The 2015 National Crime Victim Survey shows that seven per cent of those aged between 15 and 74 had experienced physical violence constituting a slap or more in the course of one year.  4.5 per cent of subjects experienced violence that led to an injury. One in ten of those aged between 15 and 74 experienced the threat of violence over the course of the year. The percentage of respondents who were victim of physical violence rose by one percentage point from 2014 to 2015, but remained at the same level as in 2012 and 2013. The percentage of people who experienced the threat of violence stayed at the same level in 2015 as in 2012 and 2014.

The number of respondents who reported  being subject to violence constituting at least a slap was much higher among those aged between 15 and 24 than in the older age groups. The difference was similar in the case of more serious violence, where the act resulted in some kind of injury, such as a bruise, contusion or cut.  Those in the oldest age group (ages 55 to 74) experienced the least violence. Those under the age of 55 were subject to threats of violence more so than those aged over 55.

Young people experience acts of violence in public places and restaurants and bars more often than those in the older age groups.  Especially young men are very susceptible to this type of act of violence. Middle-aged people and older people, instead, tend to encounter acts of violence more in the workplace or in the course of their duties. Such situations  in the workplace are particularly common among women aged between 25 and 54. Among them, one tenth of the respondents reported being a victim of violence or threatened with violence in the course of their duties in 2015.

Surveys on victims of crime generally show only minor differences between men and women in the experiencing of violence. In the 2015 survey, women were slightly more active in reporting acts of physical violence that were graver than a slap. The gender difference was the greatest in the case of less grave forms of violence, such as grabbing and shoving. Among both men and women, the victims did not generally know the perpetrators of violence or those who threatened them with violence or they were a mere acquaintance.

Source:
Institute of Criminology and Legal Policy


Description of indicator

The indicator describes the proportion of 15–74 year-olds who have reported becoming a victim of threats or physical violence during the past 12 months. The information is based on the National Crime Victim Survey, which is conducted both as a traditional mail and as an internet questionnaire.

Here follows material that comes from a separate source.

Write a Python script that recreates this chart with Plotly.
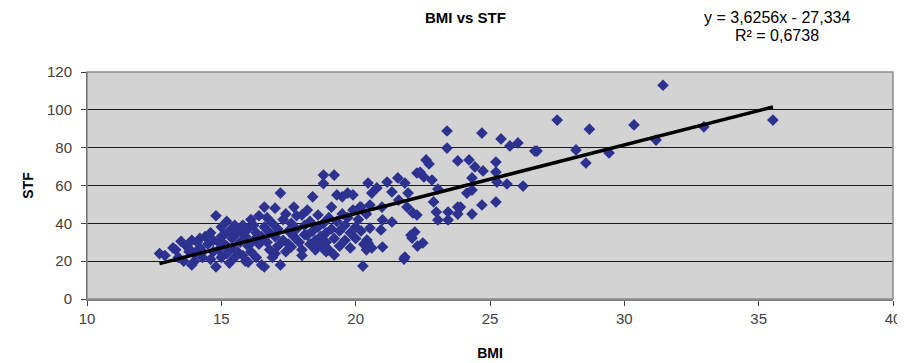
import plotly.graph_objects as go

# ---- data ----
bmi = [
    12.7, 12.9, 13.3, 13.5, 13.4, 13.2, 13.6, 13.8,
    13.7, 13.9, 14.0, 14.1, 14.2, 14.3, 14.0, 14.4, 14.5, 14.3, 13.9, 14.6, 14.2, 13.8,
    14.6, 14.7, 14.8, 14.8, 14.9, 15.0, 15.0, 15.1, 15.1, 15.2, 15.2, 15.3, 15.3, 15.4, 15.4, 15.5, 15.5, 14.9, 15.0, 15.2, 14.7,
    15.6, 15.6, 15.7, 15.8, 15.8, 15.9, 15.9, 16.0, 16.0, 16.1, 16.1, 16.2, 16.2, 16.3, 16.3, 16.4, 16.4, 16.5, 16.5, 16.0, 15.7,
    16.6, 16.6, 16.7, 16.7, 16.8, 16.8, 16.9, 16.9, 17.0, 17.0, 17.1, 17.1, 17.2, 17.2, 17.3, 17.3, 17.4, 17.4, 17.5, 17.5, 16.6, 17.0,
    17.6, 17.6, 17.7, 17.7, 17.8, 17.8, 17.9, 18.0, 18.0, 18.1, 18.1, 18.2, 18.2, 18.3, 18.3, 18.4, 18.4, 18.5, 18.5, 18.0,
    18.6, 18.6, 18.7, 18.7, 18.8, 18.8, 18.8, 18.9, 18.9, 19.0, 19.0, 19.1, 19.1, 19.2, 19.2, 19.2, 19.3, 19.3, 19.4, 19.4, 19.5, 19.5, 18.9,
    19.6, 19.6, 19.7, 19.7, 19.8, 19.8, 19.9, 19.9, 20.0, 20.0, 20.1, 20.2, 20.2, 20.3, 20.4, 20.4,
    20.46, 20.79, 20.6, 21.17, 21.57, 21.83, 21.35, 21.95, 21.6, 21.91, 22.13, 22.28, 20.53, 20.16, 20.98,
    21.0, 21.35, 20.53, 20.94, 20.42, 20.6, 21.0, 20.46, 22.06, 22.1, 21.83, 21.8, 20.27,
    22.62, 22.73, 22.4, 22.54, 22.84, 23.8, 24.22, 24.44, 24.74, 25.22, 25.22, 25.26, 25.63, 26.23,
    24.33, 24.33, 24.14, 23.06, 22.9, 23.0, 23.06, 23.44, 23.44, 23.8, 23.9, 23.8, 24.33, 24.7, 25.22,
    22.28, 22.2, 22.3, 22.5,
    23.4, 23.4, 24.7, 25.41, 25.74, 26.04, 26.67,
    26.75, 27.5, 28.2, 28.57, 28.7, 29.43, 30.36, 31.44, 31.18, 32.96, 35.53,
]
stf = [
    24, 23, 26, 30.5, 22, 27, 20, 25,
    28, 31, 24, 30, 27, 22, 20, 33, 29, 25, 18, 21, 32, 26.5,
    35, 31, 44, 17, 26, 38, 22, 34, 29, 41, 24, 36, 19, 32, 27, 39, 22, 30, 33, 28, 25,
    35, 25, 30, 39, 23, 33, 20, 37, 28, 42, 25, 39, 31, 35, 22, 29, 44, 33, 18, 19.5, 36,
    48.6, 38, 43, 30, 35, 26, 40, 22, 33, 48, 28, 37, 56, 18, 42, 31, 25, 45, 36, 29, 17, 24,
    40, 27.5, 48.6, 33, 44, 37, 30, 44.4, 26, 39, 34, 33.8, 47, 29, 41, 54, 36, 31, 26, 23,
    44.4, 38, 33, 28, 65.5, 61, 40, 35, 30, 43, 26, 37, 48.6, 65.5, 23.3, 32, 55, 41, 28, 36, 54, 45, 25,
    39, 31, 56, 43, 35, 27, 55, 47, 38, 32, 42, 48.6, 36, 29, 45, 26,
    61.3, 58.7, 56, 61.8, 64, 61.3, 56.6, 56, 52.3, 48.6, 45.5, 66.6, 49.7, 48.6, 48.6,
    41.8, 40.7, 37.5, 36.5, 31.2, 27, 27.5, 29.6, 33.8, 32.2, 22.2, 21.1, 17.4,
    73.5, 71.4, 67, 64.5, 62.9, 73, 73.5, 69.8, 67.7, 72.4, 67.1, 61.8, 60.8, 59.7,
    64, 57.6, 56, 58.1, 51.3, 46, 41.8, 46, 41.8, 48.6, 48.6, 44.9, 44.9, 49.7, 51.3,
    44.4, 35.4, 28, 29.6,
    88.8, 79.8, 87.7, 84.6, 80.9, 82.5, 78.2,
    78.2, 94.6, 78.8, 71.9, 89.8, 77.2, 92.0, 113, 84, 91, 94.6,
]

# trendline as printed on the chart
slope = 3.6256
intercept = -27.334
r_squared = 0.6738

x_ticks = [10, 15, 20, 25, 30, 35, 40]
y_ticks = [0, 20, 40, 60, 80, 100, 120]

FONT = "Arial, Liberation Sans, sans-serif"

x_line = [min(bmi), max(bmi)]
y_line = [slope * v + intercept for v in x_line]

fig = go.Figure()
fig.add_trace(go.Scatter(
    x=bmi, y=stf, mode="markers",
    marker=dict(symbol="diamond", size=9, color="#2D3190", line=dict(width=0)),
    showlegend=False, hoverinfo="x+y",
))
fig.add_trace(go.Scatter(
    x=x_line, y=y_line, mode="lines",
    line=dict(color="black", width=3.5),
    showlegend=False, hoverinfo="skip",
))

def fmt(v, d):
    return f"{v:.{d}f}".replace(".", ",")

eq_line1 = f"y = {fmt(slope, 4)}x - {fmt(-intercept, 3)}"
eq_line2 = f"R² = {fmt(r_squared, 4)}"

fig.update_layout(
    width=897, height=355,
    margin=dict(l=79, r=12, t=64, b=64),
    paper_bgcolor="white",
    plot_bgcolor="#D3D3D3",
    font=dict(family=FONT, size=15, color="#404040"),
    xaxis=dict(
        range=[10, 40], tickvals=x_ticks, ticktext=[str(v) for v in x_ticks],
        showgrid=False, zeroline=False, automargin=False,
        showline=True, linecolor="#808080", linewidth=2,
        ticks="outside", ticklen=5, tickcolor="#404040",
        title=dict(text="<b>BMI</b>", font=dict(family=FONT, size=14, color="black"), standoff=22),
    ),
    yaxis=dict(
        range=[0, 120], tickvals=y_ticks, ticktext=[str(v) for v in y_ticks],
        showgrid=True, gridcolor="#1a1a1a", gridwidth=1, zeroline=False, automargin=False,
        showline=True, linecolor="#202020", linewidth=1,
        ticks="outside", ticklen=5, tickcolor="#404040", ticklabelstandoff=6,
        title=dict(text="<b>STF</b>", font=dict(family=FONT, size=14, color="black"), standoff=10),
    ),
    shapes=[dict(type="rect", xref="x domain", yref="y domain", x0=0, x1=1, y0=0, y1=1,
                 line=dict(color="#8c8c8c", width=1.5), layer="above")],
    annotations=[
        dict(text="<b>BMI vs STF</b>", xref="paper", yref="paper", x=0.47, y=1.0, yshift=55,
             showarrow=False, xanchor="center", yanchor="middle",
             font=dict(family=FONT, size=15, color="black")),
        dict(text=eq_line1, xref="paper", yref="paper", x=0.856, y=1.0, yshift=55,
             showarrow=False, xanchor="center", yanchor="middle",
             font=dict(family=FONT, size=16, color="black")),
        dict(text=eq_line2, xref="paper", yref="paper", x=0.856, y=1.0, yshift=37,
             showarrow=False, xanchor="center", yanchor="middle",
             font=dict(family=FONT, size=16, color="black")),
    ],
)

fig.write_html("out.html")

The National Crime Victim Survey is targeted at 15–74 year-olds who have a permanent address in Finland. The survey participants are selected randomly from the Population Register Centre’s population information system. In 2014, a total of 6,792 people took part in the survey. The survey covers the incidence of becoming a victim of threats, physical violence and property offences, as well as fear of violence and the interpretation of violence. The survey also describes total levels of violence and property offences, including cases not reported to the police and thus excluded from crime statistics. The survey is intended to be repeated annually.

A new form of the National Crime Victim Survey was conducted for the first time in 2012. The National Victimisation Surveys conducted in the period 1980–2009 covered the incidence of becoming a victim of various accidents in addition to crimes. The National Crime Victim Survey differs in terms of methodology and content from the earlier victimisation surveys, and the results are not directly comparable.